Shutting the door results in horrible fights, bloodcurdling screams and crashes which I am sure signify certain death. So I don't do that either.I just pretend that breastfeeding is normal and natural. Because, well, IT IS.

While it's easy (okay easier) to distract the seven and five-year old with a movie, or other activities, I don't have a solution for occupying Ellie (21 months) while I feed Norah. I know the experts recommend reading a book to your other kids while you nurse, but these so-called experts must be people who have never tried to shield a newborn's head and her delicate eyes from the paper-cutting, corner-poking potential of a book in the hands of a toddler). Or they recommend setting up a toy or toys that you only get out when you nurse.  Does anyone have an easy to set-up and store toy, that requires no parental intervention and that absorbs their toddler for 40 minutes? Yeah. Me neither. 

Mostly, Ellie wanders around happily as long as I've made sure she's fed and as long as I let her climb up and maul me and kiss Norah's head once in awhile. I'm hoping that if I don't make a big deal out of it, she'll just get bored of the whole situation. In the meantime I'm on a countdown to March 2013. If Norah and I can make it that far, she's sure to be well on her way to winning Survivor Season 354.  

Sunday, April 8, 2012

This is your brain. This is your brain on motherhood.

Normally I am sharp as a tack (snort).  Okay, but I can generally manage to use adverbs correctly and utter socially acceptable responses in polite conversation. Mostly. But when I am waking up twice a night (three if you count 5:30 a.m. as night), blinking dazedly, half awake and half asleep, fumbling groggily to feed a floppy baby with a ginormous head, my brain doesn't function normally.  My already struggling social graces take a dive into, "Is that woman all there? Something seems a little off" terrirtory. I find that nodding and smiling is one of my best defense tactics during these looooooong months that sleep (or a lack thereof) occupies all of my brain cells. But sometimes people want me to respond. To answer coherently. To speak as if I have been processing the conversation and have something to add. They're not asking me to weigh in on the moral and social implications of foreign policy or asking me to solve difficult algorithms, but they might as well be.
"Hey Steph, how are you doing?"  I smile blankly. And then when it becomes painfully obvious that an answer is required, I scan my brain nervously, thinking, "I know I have answered this question correctly before. What is the answer?"
"Nothing!" I blurt. And then I realize that I have mistakenly substituted the answer to the Other question that people ask each other, "What's going on?" Then my milk comes in and I mutter something about "keeping the baby alive" and leave. Or I rush off to rescue Ellie (the toddler) from certain death.

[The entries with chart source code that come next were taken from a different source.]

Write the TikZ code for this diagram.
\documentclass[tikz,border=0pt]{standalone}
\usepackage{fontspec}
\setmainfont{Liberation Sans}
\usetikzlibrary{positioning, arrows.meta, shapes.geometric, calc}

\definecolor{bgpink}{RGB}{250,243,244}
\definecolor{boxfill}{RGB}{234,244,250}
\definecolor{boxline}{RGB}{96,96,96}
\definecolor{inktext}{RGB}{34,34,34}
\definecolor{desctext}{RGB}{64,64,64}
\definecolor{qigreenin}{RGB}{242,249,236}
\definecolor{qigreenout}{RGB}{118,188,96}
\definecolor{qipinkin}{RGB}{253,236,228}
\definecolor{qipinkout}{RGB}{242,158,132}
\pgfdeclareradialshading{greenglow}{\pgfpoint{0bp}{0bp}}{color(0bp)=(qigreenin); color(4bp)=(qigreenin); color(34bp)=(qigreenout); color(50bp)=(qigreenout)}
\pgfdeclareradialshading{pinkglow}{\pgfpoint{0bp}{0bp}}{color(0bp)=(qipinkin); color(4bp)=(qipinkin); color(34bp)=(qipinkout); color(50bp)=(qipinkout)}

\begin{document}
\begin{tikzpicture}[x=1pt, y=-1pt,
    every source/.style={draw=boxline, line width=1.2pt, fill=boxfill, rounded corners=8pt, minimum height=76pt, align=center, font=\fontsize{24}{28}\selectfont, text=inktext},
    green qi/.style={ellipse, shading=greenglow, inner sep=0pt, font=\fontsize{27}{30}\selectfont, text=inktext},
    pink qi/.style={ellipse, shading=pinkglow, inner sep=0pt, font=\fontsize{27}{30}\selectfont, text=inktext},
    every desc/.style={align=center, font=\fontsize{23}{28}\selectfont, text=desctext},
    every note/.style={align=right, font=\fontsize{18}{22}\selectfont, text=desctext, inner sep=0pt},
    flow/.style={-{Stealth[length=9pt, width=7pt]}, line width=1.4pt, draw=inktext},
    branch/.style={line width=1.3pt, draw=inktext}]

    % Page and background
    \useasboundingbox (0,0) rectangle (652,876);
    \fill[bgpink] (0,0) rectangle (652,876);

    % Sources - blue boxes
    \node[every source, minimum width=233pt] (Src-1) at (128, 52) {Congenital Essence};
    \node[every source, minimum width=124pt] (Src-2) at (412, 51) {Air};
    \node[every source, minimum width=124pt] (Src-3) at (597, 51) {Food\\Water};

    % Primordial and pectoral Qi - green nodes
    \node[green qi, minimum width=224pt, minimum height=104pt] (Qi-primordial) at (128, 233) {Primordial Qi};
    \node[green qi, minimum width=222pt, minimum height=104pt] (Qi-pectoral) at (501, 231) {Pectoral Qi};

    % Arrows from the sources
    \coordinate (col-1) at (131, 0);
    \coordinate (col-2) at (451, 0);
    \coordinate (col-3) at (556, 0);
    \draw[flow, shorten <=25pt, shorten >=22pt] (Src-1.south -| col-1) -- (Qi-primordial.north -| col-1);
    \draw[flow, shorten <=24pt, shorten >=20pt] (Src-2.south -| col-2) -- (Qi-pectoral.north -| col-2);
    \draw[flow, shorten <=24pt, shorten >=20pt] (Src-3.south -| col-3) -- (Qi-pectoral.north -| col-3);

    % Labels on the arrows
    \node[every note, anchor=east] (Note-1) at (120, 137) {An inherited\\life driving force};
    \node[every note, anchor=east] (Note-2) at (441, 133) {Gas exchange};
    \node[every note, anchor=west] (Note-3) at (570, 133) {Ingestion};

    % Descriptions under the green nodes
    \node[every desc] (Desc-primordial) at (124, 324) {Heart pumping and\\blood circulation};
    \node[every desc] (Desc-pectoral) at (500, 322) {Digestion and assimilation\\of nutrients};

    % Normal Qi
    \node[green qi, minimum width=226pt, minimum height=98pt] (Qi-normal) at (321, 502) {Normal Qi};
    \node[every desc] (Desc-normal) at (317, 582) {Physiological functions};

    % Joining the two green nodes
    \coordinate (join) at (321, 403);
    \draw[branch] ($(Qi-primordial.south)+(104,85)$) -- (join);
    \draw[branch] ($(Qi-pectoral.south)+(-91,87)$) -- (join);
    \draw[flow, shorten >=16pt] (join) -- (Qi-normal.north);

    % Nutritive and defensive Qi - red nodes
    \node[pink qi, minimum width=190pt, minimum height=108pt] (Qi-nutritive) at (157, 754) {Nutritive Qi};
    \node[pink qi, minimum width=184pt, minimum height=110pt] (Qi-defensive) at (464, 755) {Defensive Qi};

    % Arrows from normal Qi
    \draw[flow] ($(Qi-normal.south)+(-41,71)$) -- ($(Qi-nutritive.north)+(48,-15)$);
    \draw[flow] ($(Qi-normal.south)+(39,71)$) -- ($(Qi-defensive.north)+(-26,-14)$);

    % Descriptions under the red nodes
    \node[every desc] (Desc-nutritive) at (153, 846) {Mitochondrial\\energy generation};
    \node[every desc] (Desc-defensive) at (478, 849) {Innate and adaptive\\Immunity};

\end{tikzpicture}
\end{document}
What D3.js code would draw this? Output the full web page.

Ellie has become really good at "certain death" activities, or "horribly mutilating" activities. In fact, we started off the second week of new motherhood with Ellie bashing her nose into the bottom cement stair on my parent's porch. It swelled to the size and color of a small plum. After a quick trip to Instacare, where they told us a CAT scan would need to be done if we thought it was broken (no thank you), and that it was rare to break your nose when you are so young, she began recovering nicely. Then, right when the swelling had gone down and the color subsided to a nice yellow, she bashed her eye climbing up onto a chair. It was a small gash, but she has another black eye. Poor thing.

And our cat is shedding a lot.

(Did I mention I have trouble focusing?)

Anyway, please forgive me if I respond like a homeless cat lady. Hopefully when I start sleeping again I'll at least be able to answer simple questions.